Adrian Hanauer (born February 7, 1966) is an American businessman and majority owner of Seattle Sounders FC of Major League Soccer. He is also one of the minority owners of the Seattle Kraken of the National Hockey League and the governor of Seattle Reign FC, a National Women's Soccer League team that the Sounders co-own with the Carlyle Group.

== Business history ==
Hanauer's family owned the Pacific Coast Feather Company, a down pillow, feather bed, and high-end bedding products manufacturer that was founded in 1884 in Germany, and is now headquartered in Seattle. While Hanauer never held an executive position within the company, he began working at the company at 13.

Hanauer founded Museum Quality Framing, which is a chain of custom frame stores in Washington, Oregon, and Idaho, in 1988. Hanauer used to own a chain of pizza stores called Mad Pizza. As an early investor in Amazon and aQuantive, an online based advertising company, Hanauer turned a substantial profit when the latter company went public in 2000 and again when Microsoft purchased the company in 2007.

He became the managing partner for the USL Seattle Sounders in 2001, shortly after a meeting with general manager Brad Kimura on a flight. Hanauer began reducing the financial losses the team was taking, which had been $1 million per year for the preceding five years, and reduced the losses to $350,000 per year. The team also attained success on the field under Hanauer's leadership as interim general manager, going 23-4-1 in his first season, the second best record in USL history, and made it to the league championship game three times, winning it twice. Hanauer also began working on getting a Major League Soccer team in Seattle. The league passed over Seattle in 2004, choosing instead to expand to better prepared Salt Lake City. Hanauer invested $250,000 for a 15 percent stake in an English soccer team Cambridge United FC in May 2007.

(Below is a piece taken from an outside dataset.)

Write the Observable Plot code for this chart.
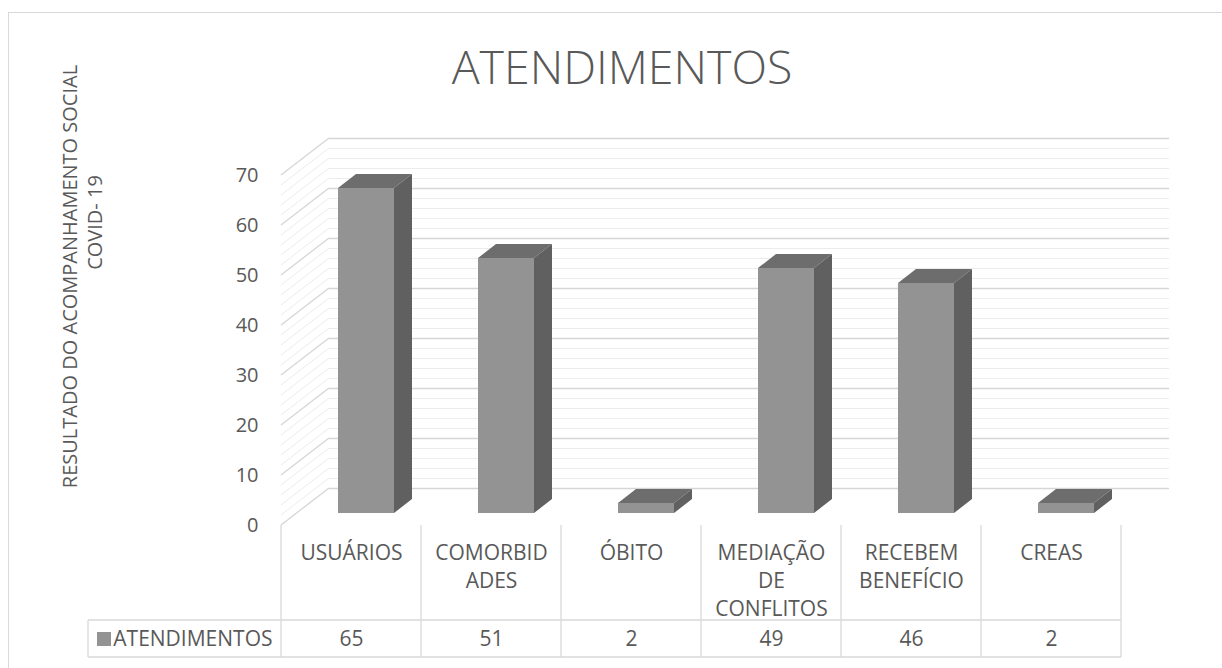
<!DOCTYPE html>
<html>
<head>
<meta charset="utf-8">
<script src="https://cdn.jsdelivr.net/npm/d3@7"></script>
<script src="https://cdn.jsdelivr.net/npm/@observablehq/plot@0.6"></script>
<style>
  body { margin: 0; background: #fff; }
  #wrap { position: relative; width: 1222px; height: 668px; overflow: hidden; font-family: "Open Sans", sans-serif; }
  #frame { position: absolute; left: 8px; top: 12px; width: 1240px; height: 700px; border: 1px solid #d9d9d9; box-sizing: border-box; pointer-events: none; }
  #title { position: relative; height: 57px; padding-top: 43px; width: 1244px; text-align: center; font-size: 46.5px; line-height: 46px; font-weight: 300; color: #595959; }
  #chart svg { display: block; }
</style>
</head>
<body>
<div id="wrap">
  <div id="frame"></div>
  <div id="title"></div>
  <div id="chart"></div>
</div>
<script>
// ---- data ----
const chartTitle = "ATENDIMENTOS";
const seriesName = "ATENDIMENTOS";
const categories = ["USUÁRIOS", "COMORBIDADES", "ÓBITO", "MEDIAÇÃO DE CONFLITOS", "RECEBEM BENEFÍCIO", "CREAS"];
const categoryLabels = ["USUÁRIOS", "COMORBID\nADES", "ÓBITO", "MEDIAÇÃO\nDE\nCONFLITOS", "RECEBEM\nBENEFÍCIO", "CREAS"];
const values = [65, 51, 2, 49, 46, 2];
const yTicks = [0, 10, 20, 30, 40, 50, 60, 70];
const yTitleLines = ["RESULTADO DO ACOMPANHAMENTO SOCIAL", "COVID- 19"];

// ---- style / layout ----
const W = 1222, H = 568;
const M = { left: 281, right: 101, top: 75, bottom: 143 };
const DEPTH = { dx: 48, dy: -37 };      // back wall offset
const BAR_OFF = { dx: 15, dy: -12 };    // bar front offset from front plane
const BAR_DEPTH = { dx: 18, dy: -14 };  // bar depth
const TEXT = "#595959";
const GRID_MAJOR = "#d6d6d6", GRID_MINOR = "#ececec", TABLE = "#d9d9d9";
const FRONT = "#939393", SIDE = "#606060", TOP = "#6d6d6d";

document.getElementById("title").textContent = chartTitle;

const data = categories.map((c, i) => ({ c, label: categoryLabels[i], v: values[i] }));
const gridVals = d3.range(0, 71, 2);

function leftWall(index, scales, channels, dims) {
  const y = scales.y, x0 = dims.marginLeft;
  const g = d3.create("svg:g");
  for (const v of gridVals) {
    g.append("line")
      .attr("x1", x0).attr("y1", y(v))
      .attr("x2", x0 + DEPTH.dx).attr("y2", y(v) + DEPTH.dy)
      .attr("stroke", v % 10 === 0 ? GRID_MAJOR : GRID_MINOR)
      .attr("stroke-width", v % 10 === 0 ? 1.3 : 1);
  }
  return g.node();
}

function barFaces(index, scales, channels, dims) {
  const x = scales.x, y = scales.y, bw = x.bandwidth();
  const g = d3.create("svg:g");
  for (const d of data) {
    const xl = x(d.c) + 42 + BAR_OFF.dx, xr = x(d.c) + bw - 42 + BAR_OFF.dx;
    const yt = y(d.v) + BAR_OFF.dy, yb = y(0) + BAR_OFF.dy;
    const sx = BAR_DEPTH.dx, sy = BAR_DEPTH.dy;
    g.append("polygon")
      .attr("points", [[xl, yt], [xl + sx, yt + sy], [xr + sx, yt + sy], [xr, yt]].join(" "))
      .attr("fill", TOP);
    g.append("polygon")
      .attr("points", [[xr, yt], [xr + sx, yt + sy], [xr + sx, yb + sy], [xr, yb]].join(" "))
      .attr("fill", SIDE);
  }
  return g.node();
}

function table(index, scales, channels, dims) {
  const x = scales.x;
  const x0 = dims.marginLeft, x1 = dims.width - dims.marginRight;
  const yTop = dims.height - dims.marginBottom;
  const rowTop = yTop + 95, rowBot = yTop + 132;
  const legendLeft = x0 - 193;
  const g = d3.create("svg:g").attr("stroke", TABLE).attr("stroke-width", 1.3);
  for (const c of categories) {
    g.append("line").attr("x1", x(c)).attr("x2", x(c)).attr("y1", yTop).attr("y2", rowBot);
  }
  g.append("line").attr("x1", x1).attr("x2", x1).attr("y1", yTop).attr("y2", rowBot);
  g.append("line").attr("x1", legendLeft).attr("x2", x1).attr("y1", rowTop).attr("y2", rowTop);
  g.append("line").attr("x1", legendLeft).attr("x2", x1).attr("y1", rowBot).attr("y2", rowBot);
  g.append("line").attr("x1", legendLeft).attr("x2", legendLeft).attr("y1", rowTop).attr("y2", rowBot);
  g.append("rect").attr("x", legendLeft + 9).attr("y", rowTop + 12).attr("width", 14).attr("height", 14)
    .attr("fill", FRONT).attr("stroke", "none");
  return g.node();
}

const frameMidY = (M.top + (H - M.bottom)) / 2;

const chart = Plot.plot({
  width: W,
  height: H,
  marginLeft: M.left,
  marginRight: M.right,
  marginTop: M.top,
  marginBottom: M.bottom,
  style: { fontFamily: "Open Sans, sans-serif", fontSize: "20px", color: TEXT, background: "transparent", overflow: "visible" },
  x: { type: "band", domain: categories, padding: 0, axis: null },
  y: { domain: [0, 70], axis: null },
  marks: [
    // back wall gridlines
    Plot.ruleY(gridVals, { y: d => d, dx: DEPTH.dx, dy: DEPTH.dy, stroke: d => d % 10 === 0 ? GRID_MAJOR : GRID_MINOR, strokeWidth: d => d % 10 === 0 ? 1.3 : 1 }),
    leftWall,
    // y axis labels
    Plot.axisY(yTicks, { tickSize: 0, tickPadding: 23, fontSize: 20, fill: TEXT, label: null }),
    // bars
    Plot.barY(data, { x: "c", y: "v", insetLeft: 42, insetRight: 42, dx: BAR_OFF.dx, dy: BAR_OFF.dy, fill: FRONT }),
    barFaces,
    // data table
    table,
    Plot.text(data, { x: "c", text: "label", frameAnchor: "bottom", lineAnchor: "top", dy: 15, lineHeight: 1.33, fontSize: 21, fill: TEXT }),
    Plot.text(data, { x: "c", text: d => String(d.v), frameAnchor: "bottom", lineAnchor: "middle", dy: 114, fontSize: 21, fill: TEXT }),
    Plot.text([seriesName], { text: d => d, frameAnchor: "bottom-left", textAnchor: "end", lineAnchor: "middle", dx: -9, dy: 114, fontSize: 21, fill: TEXT }),
    // y-axis title (two lines)
    Plot.text([yTitleLines[0]], { text: d => d, frameAnchor: "left", textAnchor: "middle", rotate: -90, dx: 70 - M.left, dy: 276 - 100 - frameMidY, lineAnchor: "middle", fontSize: 20, fill: TEXT }),
    Plot.text([yTitleLines[1]], { text: d => d, frameAnchor: "left", textAnchor: "middle", rotate: -90, dx: 95 - M.left, dy: 222 - 100 - frameMidY, lineAnchor: "middle", fontSize: 20, fill: TEXT })
  ]
});
document.getElementById("chart").appendChild(chart);
</script>
</body>
</html>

Following the MLS All Star game in July 2007, Hanauer was introduced to Hollywood executive, director, and film producer Joe Roth by MLS commissioner Don Garber. The two men hit it off and over the next few weeks, Roth made several visits to Seattle to take in a few Sounders games and get to know Hanauer better. By November, the two had brought in Microsoft co-founder Paul Allen and comedian Drew Carey as investors and MLS had announced Seattle as the next expansion team.

In 2005, Hanauer founded business incubator and venture capital company Curious Office Partners. The company invests in small internet startup companies and offers them office space in Pioneer Square and invests between US$10,000 and $250,000 in the startups. In 2018, he and his brother sold the Pacific Coast Feather Company.

Hanauer joined the ownership group of the Seattle Kraken, an expansion franchise in the National Hockey League, in 2018. He and his mother Lenore also acquired a minority stake in Reign FC of the National Women's Soccer League the following year. The stake was later acquired by OL Groupe in December 2019. The Reign were acquired by the Sounders and The Carlyle Group in 2024; Hanauer serves as governor of the team.

== Personal life ==
Hanauer's interest in soccer began at the age of 3, he saw his first North American Soccer League Sounders game at the age of 8, and he was one of only two freshmen to make the soccer team for Mercer Island High School. While Hanauer did not make the team as a sophomore, he continued to play soccer, first on an intramural team while attending University of Washington and now on two teams in the Greater Seattle Soccer League.